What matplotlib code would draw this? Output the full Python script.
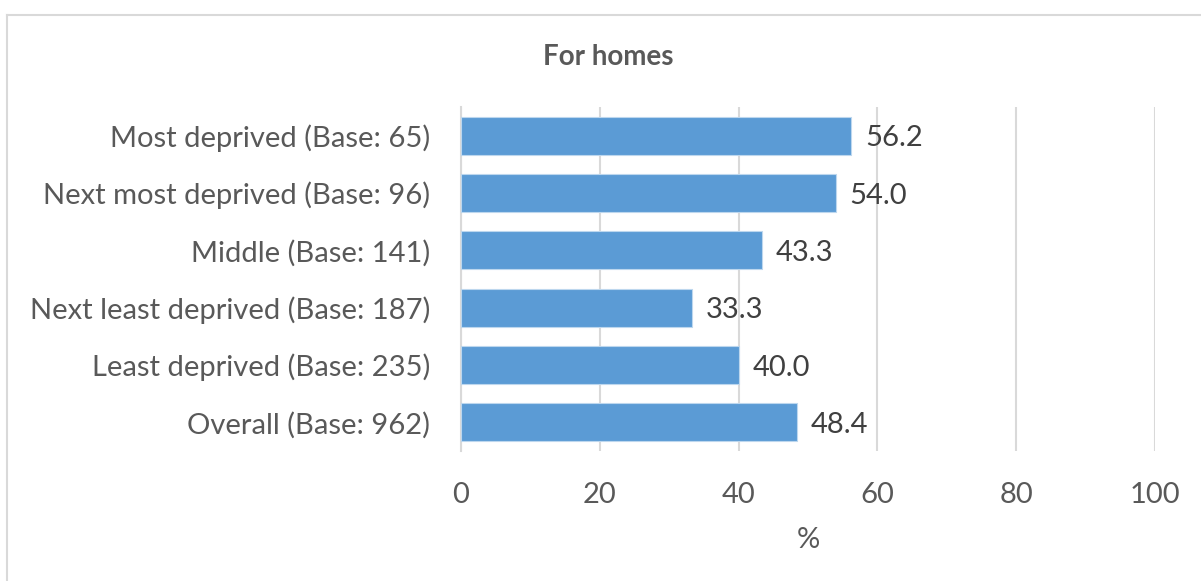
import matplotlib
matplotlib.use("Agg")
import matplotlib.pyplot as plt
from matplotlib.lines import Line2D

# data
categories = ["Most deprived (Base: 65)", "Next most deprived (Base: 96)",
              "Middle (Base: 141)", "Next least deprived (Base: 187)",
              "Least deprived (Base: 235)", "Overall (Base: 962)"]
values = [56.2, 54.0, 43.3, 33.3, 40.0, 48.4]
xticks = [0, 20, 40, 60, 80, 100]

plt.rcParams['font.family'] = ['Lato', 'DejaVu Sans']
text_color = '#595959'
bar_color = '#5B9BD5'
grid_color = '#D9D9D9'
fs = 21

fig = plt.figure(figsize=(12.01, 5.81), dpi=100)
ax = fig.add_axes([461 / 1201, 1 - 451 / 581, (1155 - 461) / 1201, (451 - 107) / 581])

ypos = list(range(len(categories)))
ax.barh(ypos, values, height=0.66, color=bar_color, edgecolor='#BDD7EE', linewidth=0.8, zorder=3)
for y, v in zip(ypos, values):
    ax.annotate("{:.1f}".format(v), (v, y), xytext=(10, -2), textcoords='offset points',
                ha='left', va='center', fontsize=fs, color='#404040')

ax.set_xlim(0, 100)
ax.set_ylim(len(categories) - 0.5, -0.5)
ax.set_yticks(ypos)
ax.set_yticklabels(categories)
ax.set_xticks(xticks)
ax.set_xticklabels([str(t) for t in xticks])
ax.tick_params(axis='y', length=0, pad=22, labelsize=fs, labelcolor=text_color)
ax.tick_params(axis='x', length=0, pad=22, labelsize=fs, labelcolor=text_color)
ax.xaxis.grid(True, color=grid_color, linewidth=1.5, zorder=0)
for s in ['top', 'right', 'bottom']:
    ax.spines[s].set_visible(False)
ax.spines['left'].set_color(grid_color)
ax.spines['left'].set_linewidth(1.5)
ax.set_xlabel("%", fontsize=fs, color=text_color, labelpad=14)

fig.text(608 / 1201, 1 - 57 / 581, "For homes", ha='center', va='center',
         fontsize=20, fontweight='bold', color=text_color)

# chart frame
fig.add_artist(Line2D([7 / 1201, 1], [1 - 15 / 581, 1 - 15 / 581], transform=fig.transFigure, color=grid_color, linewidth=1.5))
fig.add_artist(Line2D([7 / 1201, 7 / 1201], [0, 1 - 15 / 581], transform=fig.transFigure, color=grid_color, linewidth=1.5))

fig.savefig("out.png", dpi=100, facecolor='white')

What is required:
Output exactly the span of lines from the top of the listing through the line holding "ha='left', va='center', fontsize=fs, color='#404040')", and leave every picture out.

Written reply:
What matplotlib code would draw this? Output the full Python script.
import matplotlib
matplotlib.use("Agg")
import matplotlib.pyplot as plt
from matplotlib.lines import Line2D

# data
categories = ["Most deprived (Base: 65)", "Next most deprived (Base: 96)",
              "Middle (Base: 141)", "Next least deprived (Base: 187)",
              "Least deprived (Base: 235)", "Overall (Base: 962)"]
values = [56.2, 54.0, 43.3, 33.3, 40.0, 48.4]
xticks = [0, 20, 40, 60, 80, 100]

plt.rcParams['font.family'] = ['Lato', 'DejaVu Sans']
text_color = '#595959'
bar_color = '#5B9BD5'
grid_color = '#D9D9D9'
fs = 21

fig = plt.figure(figsize=(12.01, 5.81), dpi=100)
ax = fig.add_axes([461 / 1201, 1 - 451 / 581, (1155 - 461) / 1201, (451 - 107) / 581])

ypos = list(range(len(categories)))
ax.barh(ypos, values, height=0.66, color=bar_color, edgecolor='#BDD7EE', linewidth=0.8, zorder=3)
for y, v in zip(ypos, values):
    ax.annotate("{:.1f}".format(v), (v, y), xytext=(10, -2), textcoords='offset points',
                ha='left', va='center', fontsize=fs, color='#404040')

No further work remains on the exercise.